Da quello che riporta il Messaggero a Roma partano i test sierologici disponibili negli studi privati.
A vederlo da una certa angolazione, è un fenomeno che rischia di rompere il fronte nella lotta per il contenimento del Covid-19.
Da giorni in tutta la Capitale si stanno diffondendo i laboratori privati di analisi cliniche – ma accreditati con il Servizio sanitario regionale e nazionale – che effettuano test sierologici a pagamento per rinvenire, attraverso l’esame del sangue, e il conteggio delle immunoglobuline (IgG e IgM) la presenza o meno del Sars-Cov-2.

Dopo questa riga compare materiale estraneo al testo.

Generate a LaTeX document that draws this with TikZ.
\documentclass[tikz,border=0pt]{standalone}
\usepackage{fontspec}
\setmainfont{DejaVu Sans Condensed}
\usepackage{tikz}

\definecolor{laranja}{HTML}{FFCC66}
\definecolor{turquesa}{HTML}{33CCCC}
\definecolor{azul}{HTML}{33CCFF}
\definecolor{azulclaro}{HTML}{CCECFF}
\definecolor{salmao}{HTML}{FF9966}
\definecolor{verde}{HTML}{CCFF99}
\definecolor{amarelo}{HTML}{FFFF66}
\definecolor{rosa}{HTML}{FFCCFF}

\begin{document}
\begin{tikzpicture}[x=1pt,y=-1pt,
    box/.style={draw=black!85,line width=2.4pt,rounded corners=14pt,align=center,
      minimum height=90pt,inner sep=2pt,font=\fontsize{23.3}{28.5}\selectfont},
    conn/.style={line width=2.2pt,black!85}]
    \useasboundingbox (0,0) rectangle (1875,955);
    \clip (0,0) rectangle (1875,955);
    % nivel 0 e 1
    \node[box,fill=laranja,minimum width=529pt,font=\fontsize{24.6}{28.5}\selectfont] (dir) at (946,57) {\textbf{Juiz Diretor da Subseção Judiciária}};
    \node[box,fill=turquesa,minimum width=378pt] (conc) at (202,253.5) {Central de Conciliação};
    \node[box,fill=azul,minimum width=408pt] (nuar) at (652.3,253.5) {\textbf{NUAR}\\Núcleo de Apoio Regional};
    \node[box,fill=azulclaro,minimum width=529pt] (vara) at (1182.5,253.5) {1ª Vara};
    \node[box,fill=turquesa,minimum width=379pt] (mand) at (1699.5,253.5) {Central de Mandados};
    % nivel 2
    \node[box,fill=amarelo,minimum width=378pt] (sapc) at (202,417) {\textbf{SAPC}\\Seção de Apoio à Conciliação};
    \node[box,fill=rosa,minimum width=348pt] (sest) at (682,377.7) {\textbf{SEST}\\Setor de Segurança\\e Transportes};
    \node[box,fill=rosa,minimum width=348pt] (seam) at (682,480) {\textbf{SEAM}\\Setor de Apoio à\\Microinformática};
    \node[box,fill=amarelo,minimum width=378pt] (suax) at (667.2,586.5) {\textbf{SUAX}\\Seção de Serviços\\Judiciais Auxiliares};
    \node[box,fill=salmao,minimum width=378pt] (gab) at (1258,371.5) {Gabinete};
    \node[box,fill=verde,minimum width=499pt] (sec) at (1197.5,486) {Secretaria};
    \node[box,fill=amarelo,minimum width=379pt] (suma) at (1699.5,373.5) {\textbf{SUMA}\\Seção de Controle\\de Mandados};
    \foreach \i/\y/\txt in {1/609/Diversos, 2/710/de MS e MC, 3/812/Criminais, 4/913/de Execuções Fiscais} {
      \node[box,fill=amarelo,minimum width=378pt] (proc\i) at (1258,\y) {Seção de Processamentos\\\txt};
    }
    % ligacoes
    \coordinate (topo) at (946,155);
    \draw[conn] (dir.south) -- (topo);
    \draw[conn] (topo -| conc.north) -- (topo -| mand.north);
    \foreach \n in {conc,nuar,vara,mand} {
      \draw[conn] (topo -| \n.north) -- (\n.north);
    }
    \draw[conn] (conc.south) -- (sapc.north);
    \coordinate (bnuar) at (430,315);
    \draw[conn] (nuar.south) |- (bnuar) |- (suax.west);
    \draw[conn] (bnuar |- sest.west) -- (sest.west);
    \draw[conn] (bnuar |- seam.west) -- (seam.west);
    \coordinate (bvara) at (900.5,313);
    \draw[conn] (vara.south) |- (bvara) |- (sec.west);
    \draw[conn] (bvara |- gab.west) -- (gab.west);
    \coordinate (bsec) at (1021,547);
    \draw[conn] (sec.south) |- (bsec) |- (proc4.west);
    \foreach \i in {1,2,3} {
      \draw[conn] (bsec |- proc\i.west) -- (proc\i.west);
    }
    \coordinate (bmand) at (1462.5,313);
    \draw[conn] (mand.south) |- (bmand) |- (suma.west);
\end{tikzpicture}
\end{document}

C’è un via libera ufficiale da parte della Regione Lazio? No. Di più.
Il ministero della Salute tramite la circolare 11715 del 3 aprile scorso ha chiaramente scritto: «Secondo l’Organizzazione mondiale della Sanità sebbene l’impiego di kit commerciali di diagnosi rapida virologica sia auspicabile e rappresenti un’esigenza in situazioni di emergenza come quella attuale, gli approcci diagnostici al momento tecnicamente più vantaggiosi, attendibili e disponibili rimangono quelli basati sul rilevamento del virus in secrezioni respiratorie attraverso metodi di RT-PCR». Ovvero del tampone naso-gola.

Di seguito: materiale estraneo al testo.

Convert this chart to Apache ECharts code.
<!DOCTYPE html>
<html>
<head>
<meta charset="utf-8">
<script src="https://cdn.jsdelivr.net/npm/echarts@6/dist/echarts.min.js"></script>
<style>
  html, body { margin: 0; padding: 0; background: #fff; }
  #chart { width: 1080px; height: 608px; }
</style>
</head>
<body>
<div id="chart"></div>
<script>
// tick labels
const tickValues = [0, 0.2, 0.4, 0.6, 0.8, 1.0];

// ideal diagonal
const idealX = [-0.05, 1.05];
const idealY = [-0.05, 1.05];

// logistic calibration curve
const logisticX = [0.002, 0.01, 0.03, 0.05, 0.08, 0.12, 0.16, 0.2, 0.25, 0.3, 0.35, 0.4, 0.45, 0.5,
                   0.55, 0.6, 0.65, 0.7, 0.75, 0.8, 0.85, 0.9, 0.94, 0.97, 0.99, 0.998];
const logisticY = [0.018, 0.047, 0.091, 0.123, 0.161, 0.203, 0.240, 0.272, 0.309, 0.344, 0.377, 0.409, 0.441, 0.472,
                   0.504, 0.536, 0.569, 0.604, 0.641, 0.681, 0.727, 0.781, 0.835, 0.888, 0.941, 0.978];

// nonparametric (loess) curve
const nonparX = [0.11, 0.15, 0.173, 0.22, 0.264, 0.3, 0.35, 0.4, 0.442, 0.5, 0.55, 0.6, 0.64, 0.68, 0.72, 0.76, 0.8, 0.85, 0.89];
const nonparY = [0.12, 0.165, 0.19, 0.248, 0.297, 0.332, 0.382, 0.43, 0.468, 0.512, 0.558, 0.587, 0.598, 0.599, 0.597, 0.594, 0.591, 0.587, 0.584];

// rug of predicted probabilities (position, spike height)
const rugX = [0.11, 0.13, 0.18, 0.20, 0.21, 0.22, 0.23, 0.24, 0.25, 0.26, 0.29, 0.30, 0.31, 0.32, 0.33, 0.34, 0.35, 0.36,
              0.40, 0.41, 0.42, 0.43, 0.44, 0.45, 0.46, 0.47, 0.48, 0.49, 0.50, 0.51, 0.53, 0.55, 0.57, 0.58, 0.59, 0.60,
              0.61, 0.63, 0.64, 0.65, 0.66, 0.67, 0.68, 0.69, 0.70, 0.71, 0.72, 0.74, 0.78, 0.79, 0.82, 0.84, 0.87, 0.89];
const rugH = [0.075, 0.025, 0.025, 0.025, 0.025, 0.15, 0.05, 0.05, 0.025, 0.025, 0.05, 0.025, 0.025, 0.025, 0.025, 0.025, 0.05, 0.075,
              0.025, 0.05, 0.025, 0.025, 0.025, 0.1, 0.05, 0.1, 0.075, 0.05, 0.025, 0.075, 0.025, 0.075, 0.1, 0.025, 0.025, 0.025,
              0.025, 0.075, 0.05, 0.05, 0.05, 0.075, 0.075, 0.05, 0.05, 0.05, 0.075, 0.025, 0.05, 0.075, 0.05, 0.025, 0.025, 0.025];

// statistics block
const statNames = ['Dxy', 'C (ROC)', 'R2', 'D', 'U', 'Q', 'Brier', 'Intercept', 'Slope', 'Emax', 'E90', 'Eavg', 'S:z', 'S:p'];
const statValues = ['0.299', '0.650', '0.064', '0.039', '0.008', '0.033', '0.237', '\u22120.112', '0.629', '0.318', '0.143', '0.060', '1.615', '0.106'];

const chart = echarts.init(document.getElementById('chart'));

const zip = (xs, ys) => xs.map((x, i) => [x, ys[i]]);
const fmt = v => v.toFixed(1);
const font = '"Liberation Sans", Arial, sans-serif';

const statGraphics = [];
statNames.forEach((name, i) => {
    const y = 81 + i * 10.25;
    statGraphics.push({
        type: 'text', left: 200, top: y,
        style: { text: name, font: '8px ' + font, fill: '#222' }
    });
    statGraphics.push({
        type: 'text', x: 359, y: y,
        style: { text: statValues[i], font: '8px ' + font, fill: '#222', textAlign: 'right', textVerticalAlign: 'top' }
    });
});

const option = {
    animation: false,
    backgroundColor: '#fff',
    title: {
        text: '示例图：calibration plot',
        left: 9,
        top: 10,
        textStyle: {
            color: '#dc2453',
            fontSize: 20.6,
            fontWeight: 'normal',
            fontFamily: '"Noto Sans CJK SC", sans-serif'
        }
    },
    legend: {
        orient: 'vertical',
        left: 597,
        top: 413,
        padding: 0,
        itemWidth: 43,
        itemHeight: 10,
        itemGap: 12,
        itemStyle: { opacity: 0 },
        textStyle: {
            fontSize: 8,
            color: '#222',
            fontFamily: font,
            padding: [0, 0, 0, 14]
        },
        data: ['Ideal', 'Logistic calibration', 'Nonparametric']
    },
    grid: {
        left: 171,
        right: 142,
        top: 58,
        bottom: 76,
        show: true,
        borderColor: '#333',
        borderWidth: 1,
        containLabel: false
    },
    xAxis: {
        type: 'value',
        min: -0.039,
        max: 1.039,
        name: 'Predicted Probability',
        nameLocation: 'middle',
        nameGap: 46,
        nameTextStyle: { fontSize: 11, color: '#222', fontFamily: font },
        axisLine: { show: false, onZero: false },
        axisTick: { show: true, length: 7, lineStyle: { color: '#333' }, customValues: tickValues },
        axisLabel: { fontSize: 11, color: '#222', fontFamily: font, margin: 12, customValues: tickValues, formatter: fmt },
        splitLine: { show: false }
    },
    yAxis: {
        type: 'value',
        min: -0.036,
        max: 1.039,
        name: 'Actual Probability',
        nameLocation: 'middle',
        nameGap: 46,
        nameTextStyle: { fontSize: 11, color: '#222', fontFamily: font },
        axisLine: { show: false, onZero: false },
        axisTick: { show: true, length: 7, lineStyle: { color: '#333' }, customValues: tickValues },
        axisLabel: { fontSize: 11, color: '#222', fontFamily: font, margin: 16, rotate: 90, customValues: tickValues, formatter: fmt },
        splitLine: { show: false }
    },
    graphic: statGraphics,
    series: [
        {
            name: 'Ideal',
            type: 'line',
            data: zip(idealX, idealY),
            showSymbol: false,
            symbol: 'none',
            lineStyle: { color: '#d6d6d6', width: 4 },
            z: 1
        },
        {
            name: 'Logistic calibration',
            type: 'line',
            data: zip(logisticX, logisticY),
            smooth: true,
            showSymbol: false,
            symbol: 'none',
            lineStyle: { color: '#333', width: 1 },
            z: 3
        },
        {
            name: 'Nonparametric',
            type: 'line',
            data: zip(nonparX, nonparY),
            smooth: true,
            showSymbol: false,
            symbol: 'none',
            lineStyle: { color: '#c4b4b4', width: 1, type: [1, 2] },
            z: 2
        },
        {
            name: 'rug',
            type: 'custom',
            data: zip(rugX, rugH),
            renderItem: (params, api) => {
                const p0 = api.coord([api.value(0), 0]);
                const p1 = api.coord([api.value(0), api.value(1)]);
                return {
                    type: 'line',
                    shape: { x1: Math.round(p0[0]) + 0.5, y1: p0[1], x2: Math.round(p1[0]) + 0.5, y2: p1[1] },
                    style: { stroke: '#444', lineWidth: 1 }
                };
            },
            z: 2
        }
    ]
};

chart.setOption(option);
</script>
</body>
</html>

Nessun divieto certo, è stato espressamente decretato per i laboratori privati ma al contempo si è precisato come i test sierologici non diano al momento alcuna certezza.
Eppure le strutture lavorano e incassano. Perché questi test vengono fatti a pagamento senza che ci sia un tariffario univoco. Da 40 fino a 120 euro se il prelievo viene fatto a casa da un infermiere.
Certezze e affidabilità a parte questo è una ulteriore “defezione” della sanità pubblica che crea un nuovo varco nel quale si inserisce l’assistenza privata che, molte volte è inadeguata e “ingannevole”. (ndr. A.R.)